The SNP's more bullish approach to Brexit negotiations and a renewed push for Scottish independence has been touted as one potential explanation. However, other more general factors undoubtedly also play a part: the relatively strong economic situation, low unemployment, steady growth in wages, low mortgage rates and a demand for properties from would-be buyers that outstrips the supply from cautious sellers. Certainly, no-one has suggested a reason anywhere near that of the league of the 2015 introduction of the Land and Buildings Transaction Tax, which resulted in purchasers rushing to complete on high-value property purchases before the implementation deadline. Whatever the reasons for the recent strong performance, it is impossible to predict with certainty whether or not it is sustainable. Despite this, a number of factors may influence events.
Current factors that may influence the Scottish property investment market
1. Amendments to the Additional Dwelling Supplement (ADS) section of the Land and Buildings Transaction Tax came into force on 25 January 2019 and increase ADS from 3 to 4 per cent. Payable on the purchase of second (or buy-to-let) properties, ADS targets investors and its increase is part of the Scottish government's plan to create an easier buying landscape for first-time purchasers by bringing more homes onto the market. Meanwhile, the Land and Buildings Transaction Tax itself continues to push more of the total tax burden onto buyers of Scotland's more expensive properties. Lauded as a progressive tax by many, one potential downside to this increased tax take is that fewer homes sell at the top end of the market, which has an obvious knock-on effect elsewhere.

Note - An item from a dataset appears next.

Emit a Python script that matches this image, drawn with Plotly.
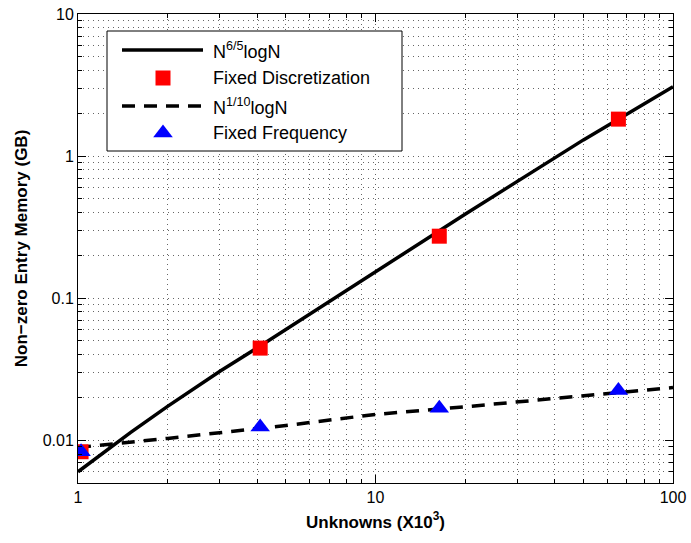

2. An expected cap to AirBnB rentals in Edinburgh is intended to reduce the appeal for investors currently targeting the short-term rental market. Many permanent Edinburgh residents, unhappy at the changing face of their neighbourhoods as well as the strain on public waste collections and noise issues, have long been campaigning for just such a move. In this, they received a measure of support from local government, as a result of its own concerns surrounding the safety of AirBnB rentals, which do not, for example, have to comply with legislation on Houses of Multiple Occupation. It's too early to predict with certainty but any cap could affect property prices in the city.
In many ways, the "big one", Brexit's influence continues to make itself felt. A recent study by the Royal Institution of Chartered Surveyors records that 9 per cent of respondents reported a fall in buyer demand during March this year. Industry analysts veer between caution and outright pessimism, with most predicting buyer demand to slump further in the coming months. Alongside this, the majority of estate agents and solicitors are reporting little sign of any upsurge in the number of new properties coming to the market. In December 2018, the net balance was -18 per cent but, by March, this had fallen further to -24 per cent. With neither buyers nor sellers displaying the necessary confidence, it seems unlikely that transaction volume will increase in the near future. Moreover, it is not only private sellers who are cautious; the indications are that developers, too, are reluctant to commence new residential projects in the current economic and political climate.
The best Scottish cities for renting
Investors not deterred by the current uncertainty surrounding the status of the Scottish property market might be interested to drill down into the specifics of the nation's rental market. Appetite for rental properties continues (unsurprisingly) to grow. As a result of the falling number of homes coming onto the market, property prices that continue to outstrip wage growth and the increasing difficulties of obtaining a mortgage, the number of people who rent their home from a private landlord has almost doubled over the last decade or so. What's more, most of them are paying considerably more - in real terms - for the privilege. These rises affect houses, conversions and purpose-built flats alike but most particularly those situated in Scotland's cities. In Edinburgh, the average city rent stood at £747 in 2008. By 2018, it was £1,062. Over the same period, Glasgow experienced a rise from £567 to £749 - and although this may seem less marked must be put in context of lower average wages and salaries in the city. The only Scottish city not to experience rent rises over this decade was Aberdeen, although this may have been scant comfort to many of its residents whose jobs and employment opportunities suffered in the wake of the oil and gas sector slump. And, now, as the sector begins to show signs of recovery, it's to be expected that Aberdeen's rental market may soon display a similar resurgence. Across Scotland, the Royal Institution of Chartered Surveyors is predicting average rent rises of 15 per cent in the four years to 2023. This - for investors willing and able to take the plunge - surely represents an opportunity.